Exploring back through market history, 22 years stand out in particular for providing investors with a sustained correction in excess of -10% over a two-month period in the fall. These years include the following:

1873, 1876, 1907, 1929, 1930, 1931, 1932, 1933, 1937, 1946, 1957, 1973, 1974, 1987, 1990, 1998, 2000, 2001, 2002, 2007, 2008, 2011

One way to potentially determine whether the stock market in 2014 is setting up for a major autumn correction like the past years listed above is to examine how the stock market held up during the summer months prior to the turbulence that followed in the fall.

An important point becomes immediately apparent when conducting this analysis. In nearly all past instances of a major stock market correction in the fall, stocks were exhibiting signs of breaking down during the summer that preceded these corrections. For in the past when the stock market pulled back dramatically in the fall, in 16 of these 22 instances stocks were also down outright over the summer months from June to August. And in another 3 of these 22 past instances, stocks experienced at least one monthly decline over the June to August period.

The good news is that neither of these conditions has taken place in 2014. Not only have stocks as measured by the S&P 500 Index (NYSEARCA:SPY) advanced solidly this summer, but they have also moved higher in each of the last three months of June, July and August.

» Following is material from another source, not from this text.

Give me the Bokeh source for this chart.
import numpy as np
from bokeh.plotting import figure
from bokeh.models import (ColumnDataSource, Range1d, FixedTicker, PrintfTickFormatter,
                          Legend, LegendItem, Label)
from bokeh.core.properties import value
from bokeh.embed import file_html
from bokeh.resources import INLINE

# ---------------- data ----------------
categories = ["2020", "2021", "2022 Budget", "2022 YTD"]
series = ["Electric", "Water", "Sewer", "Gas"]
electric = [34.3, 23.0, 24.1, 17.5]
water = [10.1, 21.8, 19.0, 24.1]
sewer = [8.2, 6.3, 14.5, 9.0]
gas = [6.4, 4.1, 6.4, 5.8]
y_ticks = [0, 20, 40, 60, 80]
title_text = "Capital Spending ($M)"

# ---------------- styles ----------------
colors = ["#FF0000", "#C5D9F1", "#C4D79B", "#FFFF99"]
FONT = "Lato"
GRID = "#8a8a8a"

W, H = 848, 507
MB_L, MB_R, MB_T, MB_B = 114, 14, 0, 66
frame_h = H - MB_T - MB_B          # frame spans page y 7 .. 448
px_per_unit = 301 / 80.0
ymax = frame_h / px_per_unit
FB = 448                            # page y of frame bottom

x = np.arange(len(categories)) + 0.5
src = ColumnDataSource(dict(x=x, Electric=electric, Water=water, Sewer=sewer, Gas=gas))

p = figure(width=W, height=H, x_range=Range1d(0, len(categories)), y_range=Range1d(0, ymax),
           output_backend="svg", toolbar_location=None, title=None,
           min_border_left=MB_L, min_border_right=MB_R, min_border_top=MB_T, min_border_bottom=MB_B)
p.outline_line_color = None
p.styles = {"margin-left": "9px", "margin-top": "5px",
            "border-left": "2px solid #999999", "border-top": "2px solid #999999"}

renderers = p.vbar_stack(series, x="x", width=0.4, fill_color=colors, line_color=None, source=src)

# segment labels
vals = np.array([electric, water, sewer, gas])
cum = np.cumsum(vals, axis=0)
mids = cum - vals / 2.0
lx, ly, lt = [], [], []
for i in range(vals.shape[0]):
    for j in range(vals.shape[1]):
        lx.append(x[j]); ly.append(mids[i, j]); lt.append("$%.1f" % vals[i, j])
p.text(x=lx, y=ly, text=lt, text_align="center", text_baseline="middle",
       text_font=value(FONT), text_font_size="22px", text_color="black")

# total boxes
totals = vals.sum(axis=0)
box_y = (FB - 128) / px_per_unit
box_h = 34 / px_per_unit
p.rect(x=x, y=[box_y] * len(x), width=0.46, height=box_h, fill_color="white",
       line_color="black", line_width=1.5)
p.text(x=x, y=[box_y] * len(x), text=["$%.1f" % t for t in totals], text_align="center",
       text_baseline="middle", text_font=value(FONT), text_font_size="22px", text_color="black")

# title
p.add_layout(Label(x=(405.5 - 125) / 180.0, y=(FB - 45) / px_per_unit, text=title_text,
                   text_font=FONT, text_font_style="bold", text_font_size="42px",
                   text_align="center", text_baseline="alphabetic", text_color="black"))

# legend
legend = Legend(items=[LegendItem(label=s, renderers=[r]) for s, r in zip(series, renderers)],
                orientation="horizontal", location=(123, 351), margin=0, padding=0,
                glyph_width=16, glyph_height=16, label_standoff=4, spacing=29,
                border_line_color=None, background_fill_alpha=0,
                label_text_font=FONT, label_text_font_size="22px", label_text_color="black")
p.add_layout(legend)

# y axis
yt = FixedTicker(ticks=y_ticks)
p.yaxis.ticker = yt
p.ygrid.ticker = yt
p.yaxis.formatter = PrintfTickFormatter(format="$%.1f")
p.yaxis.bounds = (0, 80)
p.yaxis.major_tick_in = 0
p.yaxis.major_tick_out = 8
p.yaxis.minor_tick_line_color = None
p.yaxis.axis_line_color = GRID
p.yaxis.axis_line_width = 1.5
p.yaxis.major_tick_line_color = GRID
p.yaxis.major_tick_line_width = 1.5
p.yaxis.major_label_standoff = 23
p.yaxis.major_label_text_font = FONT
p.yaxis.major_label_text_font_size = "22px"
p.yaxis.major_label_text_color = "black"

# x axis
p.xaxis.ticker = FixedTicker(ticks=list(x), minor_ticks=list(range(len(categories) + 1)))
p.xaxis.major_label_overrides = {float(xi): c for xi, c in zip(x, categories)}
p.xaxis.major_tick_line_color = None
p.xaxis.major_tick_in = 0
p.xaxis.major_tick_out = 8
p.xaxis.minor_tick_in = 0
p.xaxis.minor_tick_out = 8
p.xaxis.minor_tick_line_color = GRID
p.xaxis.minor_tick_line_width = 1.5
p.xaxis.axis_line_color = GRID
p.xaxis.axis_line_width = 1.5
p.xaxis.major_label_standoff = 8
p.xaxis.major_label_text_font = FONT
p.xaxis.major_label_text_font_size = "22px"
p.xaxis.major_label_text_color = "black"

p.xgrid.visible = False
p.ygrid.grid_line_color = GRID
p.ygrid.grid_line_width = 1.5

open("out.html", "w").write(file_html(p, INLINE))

In other words, it does not appear that stocks are setting up for a major correction as we head into the autumn of 2014 at least based on this criteria.

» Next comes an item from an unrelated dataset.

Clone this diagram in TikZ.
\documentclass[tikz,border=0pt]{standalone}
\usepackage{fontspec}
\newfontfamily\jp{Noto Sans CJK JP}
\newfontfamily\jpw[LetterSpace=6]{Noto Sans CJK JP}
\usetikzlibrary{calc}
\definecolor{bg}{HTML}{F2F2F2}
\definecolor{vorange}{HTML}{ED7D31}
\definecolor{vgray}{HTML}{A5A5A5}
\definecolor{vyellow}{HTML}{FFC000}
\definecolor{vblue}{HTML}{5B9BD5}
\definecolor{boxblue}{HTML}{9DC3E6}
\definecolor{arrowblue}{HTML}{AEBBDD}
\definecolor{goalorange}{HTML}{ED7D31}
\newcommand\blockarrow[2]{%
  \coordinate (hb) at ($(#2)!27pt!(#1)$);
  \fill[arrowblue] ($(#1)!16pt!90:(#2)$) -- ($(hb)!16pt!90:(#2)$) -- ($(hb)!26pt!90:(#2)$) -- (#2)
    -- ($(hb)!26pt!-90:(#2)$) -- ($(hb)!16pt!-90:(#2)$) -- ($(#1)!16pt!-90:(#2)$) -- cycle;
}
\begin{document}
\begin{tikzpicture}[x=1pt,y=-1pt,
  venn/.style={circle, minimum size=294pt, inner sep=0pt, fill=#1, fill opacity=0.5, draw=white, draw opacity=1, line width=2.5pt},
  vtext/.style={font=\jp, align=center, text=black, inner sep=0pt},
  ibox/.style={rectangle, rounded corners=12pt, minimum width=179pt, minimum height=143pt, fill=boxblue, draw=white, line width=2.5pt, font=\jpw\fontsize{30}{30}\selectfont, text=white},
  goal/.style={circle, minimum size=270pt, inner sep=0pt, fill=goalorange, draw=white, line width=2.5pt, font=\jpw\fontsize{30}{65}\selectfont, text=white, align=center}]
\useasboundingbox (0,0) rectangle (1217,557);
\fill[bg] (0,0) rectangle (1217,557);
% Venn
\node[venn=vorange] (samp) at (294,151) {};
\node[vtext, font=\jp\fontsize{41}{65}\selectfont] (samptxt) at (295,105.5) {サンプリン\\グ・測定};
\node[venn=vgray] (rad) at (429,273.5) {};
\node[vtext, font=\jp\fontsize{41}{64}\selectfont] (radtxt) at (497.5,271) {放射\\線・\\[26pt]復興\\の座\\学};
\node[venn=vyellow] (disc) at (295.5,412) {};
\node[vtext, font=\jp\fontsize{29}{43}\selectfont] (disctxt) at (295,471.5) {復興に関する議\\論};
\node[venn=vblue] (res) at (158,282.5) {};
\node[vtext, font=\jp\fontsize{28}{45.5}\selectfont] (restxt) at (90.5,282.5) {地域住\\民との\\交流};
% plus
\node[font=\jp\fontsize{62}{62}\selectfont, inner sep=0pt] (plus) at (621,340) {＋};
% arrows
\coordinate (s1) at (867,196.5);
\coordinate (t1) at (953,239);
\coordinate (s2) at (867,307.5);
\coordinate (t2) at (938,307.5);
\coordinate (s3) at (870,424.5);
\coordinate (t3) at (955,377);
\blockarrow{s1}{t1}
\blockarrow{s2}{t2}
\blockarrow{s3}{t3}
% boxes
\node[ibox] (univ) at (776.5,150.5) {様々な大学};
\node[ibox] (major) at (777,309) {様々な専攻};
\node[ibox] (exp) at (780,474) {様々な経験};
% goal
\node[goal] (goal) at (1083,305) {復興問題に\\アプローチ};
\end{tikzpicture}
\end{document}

But the assessment here is not finished just yet. What about the remaining 3 instances where stocks experienced a major autumn decline after posting strong summer returns including consecutive gains each in June, July and August? These three exceptions took place in 1929, 1987 and 2000. These, of course, are among the most notorious years in stock market history, and in each past instance investors drifted steadily through the summer with the impression that all was well with the world. That is, of course, until the market reversed suddenly and relentlessly.

Bottom Line

The sanguine summer for stock investors in 2014 is not the typical historical set up for a major market correction in the fall. But investors should take caution at becoming overconfident at this juncture, as market history has also shown that in the rare instances when a major autumn correction arrives following a bright and sunny summer for stocks, the subsequent downside can quickly become painful and severe.